Delle morti controverse di Esenin e
Majakovskj, Tsvetaeva sostenne:
“Il suicidio non esiste, esistono solo gli assassini”, che poi s’impiccherà
povera e sola, nel Tatarstan. “Il suicidio”, aveva scritto Majakovskij,
“isolato dalla sua complessa situazione sociale e psicologica, con la sua
momentanea negazione immotivata, opprime per il tono di falsità”. Un complotto
dunque ci vuole se a spararsi è Majakovskij. O, poi, Tenco.
Yourcenar giovane sosteneva che “il
suicidio è un modo di turbare il prossimo: la vittima s’insedia nella memoria
degli antagonisti, che non può conquistare altrimenti”. Ma la morte non
cancella le persone? Il ricordo è altra cosa.
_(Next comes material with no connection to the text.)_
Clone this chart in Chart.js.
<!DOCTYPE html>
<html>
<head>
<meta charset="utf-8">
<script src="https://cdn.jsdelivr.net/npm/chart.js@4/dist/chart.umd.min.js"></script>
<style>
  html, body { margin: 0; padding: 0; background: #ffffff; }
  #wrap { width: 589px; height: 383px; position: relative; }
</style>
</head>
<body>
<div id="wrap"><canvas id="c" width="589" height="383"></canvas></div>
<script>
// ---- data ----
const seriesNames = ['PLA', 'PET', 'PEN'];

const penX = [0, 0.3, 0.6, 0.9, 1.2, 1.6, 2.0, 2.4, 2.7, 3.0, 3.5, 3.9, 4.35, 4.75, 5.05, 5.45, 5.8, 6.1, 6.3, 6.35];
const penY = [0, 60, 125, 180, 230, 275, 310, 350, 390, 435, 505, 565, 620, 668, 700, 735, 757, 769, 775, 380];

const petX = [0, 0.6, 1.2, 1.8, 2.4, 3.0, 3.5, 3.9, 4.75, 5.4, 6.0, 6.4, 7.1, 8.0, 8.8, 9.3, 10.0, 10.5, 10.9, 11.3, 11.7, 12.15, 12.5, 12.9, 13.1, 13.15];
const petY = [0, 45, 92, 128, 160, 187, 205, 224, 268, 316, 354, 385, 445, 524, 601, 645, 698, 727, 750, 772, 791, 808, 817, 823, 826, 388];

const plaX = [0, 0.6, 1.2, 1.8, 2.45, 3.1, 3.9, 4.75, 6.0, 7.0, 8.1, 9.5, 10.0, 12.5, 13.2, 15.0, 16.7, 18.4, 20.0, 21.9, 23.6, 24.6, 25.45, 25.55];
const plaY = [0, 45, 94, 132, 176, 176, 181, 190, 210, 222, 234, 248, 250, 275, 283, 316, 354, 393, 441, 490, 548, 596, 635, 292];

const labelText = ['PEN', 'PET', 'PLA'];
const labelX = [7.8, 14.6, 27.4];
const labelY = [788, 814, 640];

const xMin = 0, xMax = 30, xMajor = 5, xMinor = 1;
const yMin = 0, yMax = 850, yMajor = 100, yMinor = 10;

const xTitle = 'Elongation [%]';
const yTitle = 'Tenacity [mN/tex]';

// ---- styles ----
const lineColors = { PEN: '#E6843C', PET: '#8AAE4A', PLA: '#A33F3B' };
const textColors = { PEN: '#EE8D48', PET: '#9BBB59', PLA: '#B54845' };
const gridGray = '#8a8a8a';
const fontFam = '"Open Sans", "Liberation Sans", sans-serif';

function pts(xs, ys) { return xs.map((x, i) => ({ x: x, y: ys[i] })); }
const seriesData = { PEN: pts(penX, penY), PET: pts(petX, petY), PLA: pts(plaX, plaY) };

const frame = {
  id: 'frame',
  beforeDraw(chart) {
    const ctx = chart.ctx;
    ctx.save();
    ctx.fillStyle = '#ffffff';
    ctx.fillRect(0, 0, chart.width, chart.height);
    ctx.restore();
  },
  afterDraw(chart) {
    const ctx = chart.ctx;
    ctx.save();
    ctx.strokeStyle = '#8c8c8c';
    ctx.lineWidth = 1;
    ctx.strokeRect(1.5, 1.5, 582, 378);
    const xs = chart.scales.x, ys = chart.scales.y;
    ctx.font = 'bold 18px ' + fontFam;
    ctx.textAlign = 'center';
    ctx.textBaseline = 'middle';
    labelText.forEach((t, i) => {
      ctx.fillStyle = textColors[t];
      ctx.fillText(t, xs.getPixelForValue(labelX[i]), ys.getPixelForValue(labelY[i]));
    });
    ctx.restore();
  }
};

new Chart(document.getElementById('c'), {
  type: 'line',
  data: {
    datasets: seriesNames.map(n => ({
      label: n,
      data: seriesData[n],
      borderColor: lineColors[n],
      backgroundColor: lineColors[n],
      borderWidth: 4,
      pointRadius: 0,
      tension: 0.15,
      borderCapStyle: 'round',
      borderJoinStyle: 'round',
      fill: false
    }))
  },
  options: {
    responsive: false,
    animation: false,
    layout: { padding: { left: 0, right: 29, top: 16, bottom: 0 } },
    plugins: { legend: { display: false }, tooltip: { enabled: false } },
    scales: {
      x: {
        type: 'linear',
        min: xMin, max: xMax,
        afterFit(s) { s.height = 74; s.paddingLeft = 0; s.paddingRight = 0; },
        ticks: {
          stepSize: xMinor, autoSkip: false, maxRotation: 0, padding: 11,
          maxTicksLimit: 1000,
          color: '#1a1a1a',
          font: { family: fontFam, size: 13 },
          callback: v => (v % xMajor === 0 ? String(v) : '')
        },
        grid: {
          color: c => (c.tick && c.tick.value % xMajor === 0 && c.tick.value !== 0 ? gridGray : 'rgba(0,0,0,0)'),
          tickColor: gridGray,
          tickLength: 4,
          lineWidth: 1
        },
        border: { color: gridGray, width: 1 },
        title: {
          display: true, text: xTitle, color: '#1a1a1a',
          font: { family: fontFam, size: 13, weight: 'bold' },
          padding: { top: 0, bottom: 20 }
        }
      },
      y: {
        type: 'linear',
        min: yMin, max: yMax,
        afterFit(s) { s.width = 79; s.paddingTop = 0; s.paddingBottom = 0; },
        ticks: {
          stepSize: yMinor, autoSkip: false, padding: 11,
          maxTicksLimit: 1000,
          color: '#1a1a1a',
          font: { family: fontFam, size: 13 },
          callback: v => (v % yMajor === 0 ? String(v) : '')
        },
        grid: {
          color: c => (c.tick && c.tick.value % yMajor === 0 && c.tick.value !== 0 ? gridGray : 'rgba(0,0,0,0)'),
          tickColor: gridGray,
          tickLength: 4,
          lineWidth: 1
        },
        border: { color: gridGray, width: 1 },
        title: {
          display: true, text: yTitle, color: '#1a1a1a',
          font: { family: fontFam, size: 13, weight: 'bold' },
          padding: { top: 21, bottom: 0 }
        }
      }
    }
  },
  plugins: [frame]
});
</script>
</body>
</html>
Yourcenar è vera nel senso della drammatizzazione
che del suicidio Camus fa in “Sisifo”: teatro. E bestemmia, va aggiunto. Anche
se la più oltraggiosa è dell’autore della “Città di Dio”, XXI, 14: “C’è
qualcuno che, di fronte alla scelta tra la morte e una seconda infanzia non
inorridirebbe dalla paura di fronte a questa seconda ipotesi e non sceglierebbe
di morire?”
La bestemmia di un santo? Freud al
confronto è un dilettante.
Allo stesso sant’Agostino, che però amava
la sua mamma, va attribuito l’errore-orrore di essere stati concepiti nel
peccato.
Kant
non ne aveva grande opinione: le seghe, diceva, sono peccato peggiore. Benché
sia difficile da accertare, all’ultimo momento, non si sa.
Piace anche
morire in coppia. Kleist non fu il primo, solo il più famoso, in antico usava.
Kleist fu
speciale in questo, che lo fece presto, di 34 anni, in un’epoca, il
1811, in cui il mondo era in armi contro Napolone, e trovò lei, malata di
cancro terminale, solo entusiasta all’idea: banchettarono prima, e lei pregò il
marito nelle ultime volontà, di
seppellirla accanto al poeta, non consumandosi un tradimento, ma un sogno
interminabile di romantica felicità.
Morire in coppia
adesso è più facile. E su appuntamento. Ci sono agenzie per questo, benché
sotterraneee, di anime gemelle, e siti web. Un omone della Norvegia ne ha
trovato uno in Nuova Zelanda, ha preso l’aereo, lo ha raggiunto, e insieme si
sono lanciati da uno spuntone.
È anche rituale. I giapponesi, che si
suicidano anche in gruppo, lo fanno di preferenza nella foresta Aokigahara, ai
piedi del monte Fuji, il sito per eminenza del romanticismo nipponico.
E vale anche qui
l’effetto annuncio? Il maggior numero di suicidi, in Europa e in America, si
sarebbe registrato nel Settecento, quando venivano regolarmente registrati,
come ogn altro annuncio pubblico, sui giornali.